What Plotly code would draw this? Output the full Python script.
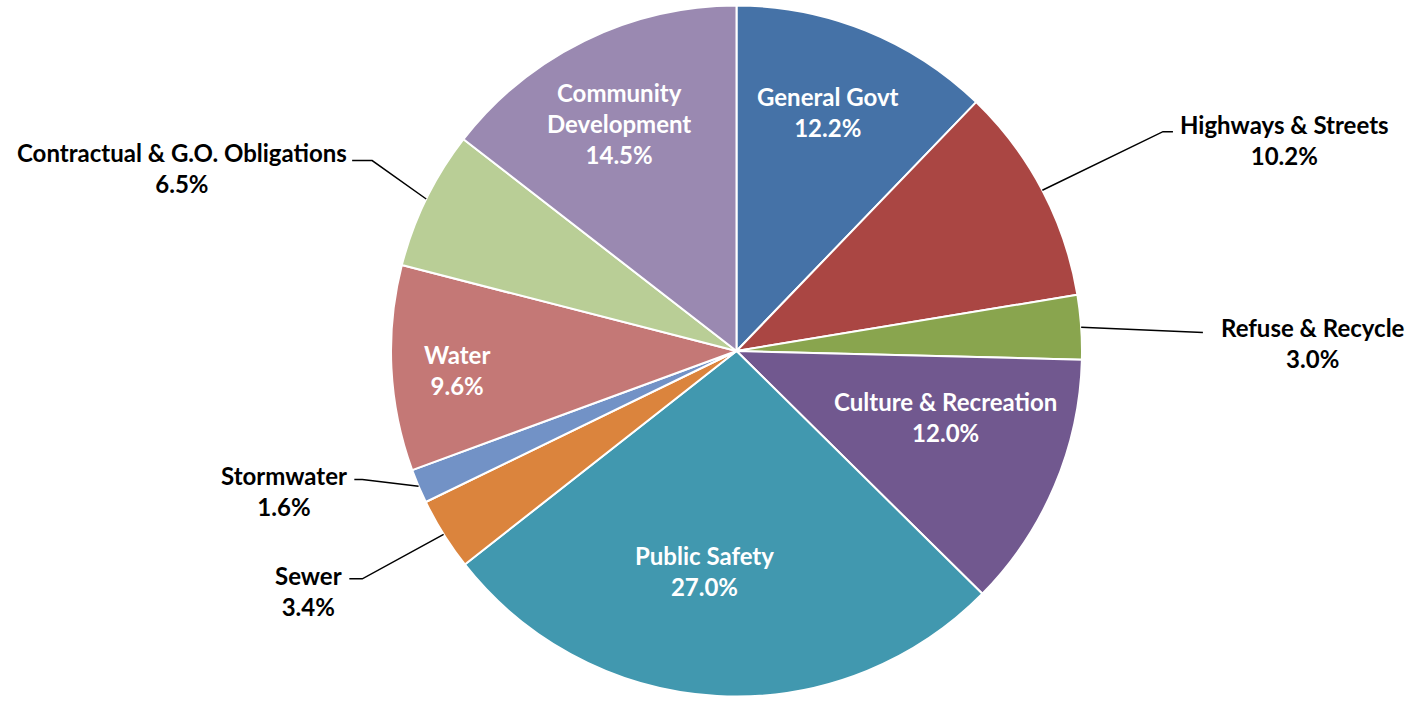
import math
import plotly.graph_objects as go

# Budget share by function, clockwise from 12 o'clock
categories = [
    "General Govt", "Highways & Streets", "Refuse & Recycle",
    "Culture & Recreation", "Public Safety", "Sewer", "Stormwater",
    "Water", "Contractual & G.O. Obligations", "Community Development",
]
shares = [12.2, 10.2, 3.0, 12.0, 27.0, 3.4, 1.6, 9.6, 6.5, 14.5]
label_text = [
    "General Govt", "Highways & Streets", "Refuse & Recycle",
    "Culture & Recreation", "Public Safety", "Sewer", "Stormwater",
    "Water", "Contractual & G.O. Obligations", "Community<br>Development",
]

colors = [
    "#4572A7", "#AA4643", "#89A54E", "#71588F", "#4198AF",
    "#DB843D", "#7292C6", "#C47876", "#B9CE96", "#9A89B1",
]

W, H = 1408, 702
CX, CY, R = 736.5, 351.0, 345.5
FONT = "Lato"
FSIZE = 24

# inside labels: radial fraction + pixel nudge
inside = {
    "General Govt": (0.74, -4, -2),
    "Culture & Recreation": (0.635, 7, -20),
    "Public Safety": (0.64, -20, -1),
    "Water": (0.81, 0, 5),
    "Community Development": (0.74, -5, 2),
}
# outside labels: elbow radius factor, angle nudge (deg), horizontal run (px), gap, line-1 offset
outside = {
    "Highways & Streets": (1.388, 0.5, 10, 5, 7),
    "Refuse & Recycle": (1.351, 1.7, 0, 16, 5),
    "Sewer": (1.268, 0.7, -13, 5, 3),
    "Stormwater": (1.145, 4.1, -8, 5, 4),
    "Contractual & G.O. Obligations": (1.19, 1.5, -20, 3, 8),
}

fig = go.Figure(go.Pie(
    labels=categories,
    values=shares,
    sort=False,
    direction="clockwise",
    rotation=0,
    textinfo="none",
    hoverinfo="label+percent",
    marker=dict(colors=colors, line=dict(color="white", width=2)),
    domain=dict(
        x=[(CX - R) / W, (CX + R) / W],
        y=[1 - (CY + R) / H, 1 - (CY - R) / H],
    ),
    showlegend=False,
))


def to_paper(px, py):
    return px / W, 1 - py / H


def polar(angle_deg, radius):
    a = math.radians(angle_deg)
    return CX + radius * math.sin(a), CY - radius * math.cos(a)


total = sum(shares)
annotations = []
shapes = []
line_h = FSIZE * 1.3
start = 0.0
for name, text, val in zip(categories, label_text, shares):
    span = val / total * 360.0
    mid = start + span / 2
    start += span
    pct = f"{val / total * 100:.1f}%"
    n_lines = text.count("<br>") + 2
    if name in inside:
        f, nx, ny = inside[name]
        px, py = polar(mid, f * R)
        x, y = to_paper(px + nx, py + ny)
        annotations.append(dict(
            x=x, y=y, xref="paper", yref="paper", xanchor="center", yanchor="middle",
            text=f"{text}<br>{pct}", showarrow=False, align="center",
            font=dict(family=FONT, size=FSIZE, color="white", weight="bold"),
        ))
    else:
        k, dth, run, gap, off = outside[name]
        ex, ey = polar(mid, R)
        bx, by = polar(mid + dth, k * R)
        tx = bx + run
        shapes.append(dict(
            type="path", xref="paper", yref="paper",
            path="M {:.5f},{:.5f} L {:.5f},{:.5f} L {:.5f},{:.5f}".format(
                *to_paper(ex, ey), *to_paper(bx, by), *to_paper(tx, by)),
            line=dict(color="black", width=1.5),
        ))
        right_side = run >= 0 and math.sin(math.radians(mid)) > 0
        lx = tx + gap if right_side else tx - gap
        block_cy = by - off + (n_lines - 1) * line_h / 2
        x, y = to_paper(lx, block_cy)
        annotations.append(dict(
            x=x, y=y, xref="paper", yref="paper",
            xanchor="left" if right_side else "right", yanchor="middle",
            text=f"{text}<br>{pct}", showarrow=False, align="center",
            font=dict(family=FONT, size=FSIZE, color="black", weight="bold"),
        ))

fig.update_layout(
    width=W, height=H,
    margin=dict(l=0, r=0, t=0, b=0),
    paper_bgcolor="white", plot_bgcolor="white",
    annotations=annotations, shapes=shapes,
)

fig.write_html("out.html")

Short task:
Pictures are excluded: retype only the lines from the beginning of the listing above through the line with "import plotly.graph_objects as go", both included.

Response:
What Plotly code would draw this? Output the full Python script.
import math
import plotly.graph_objects as go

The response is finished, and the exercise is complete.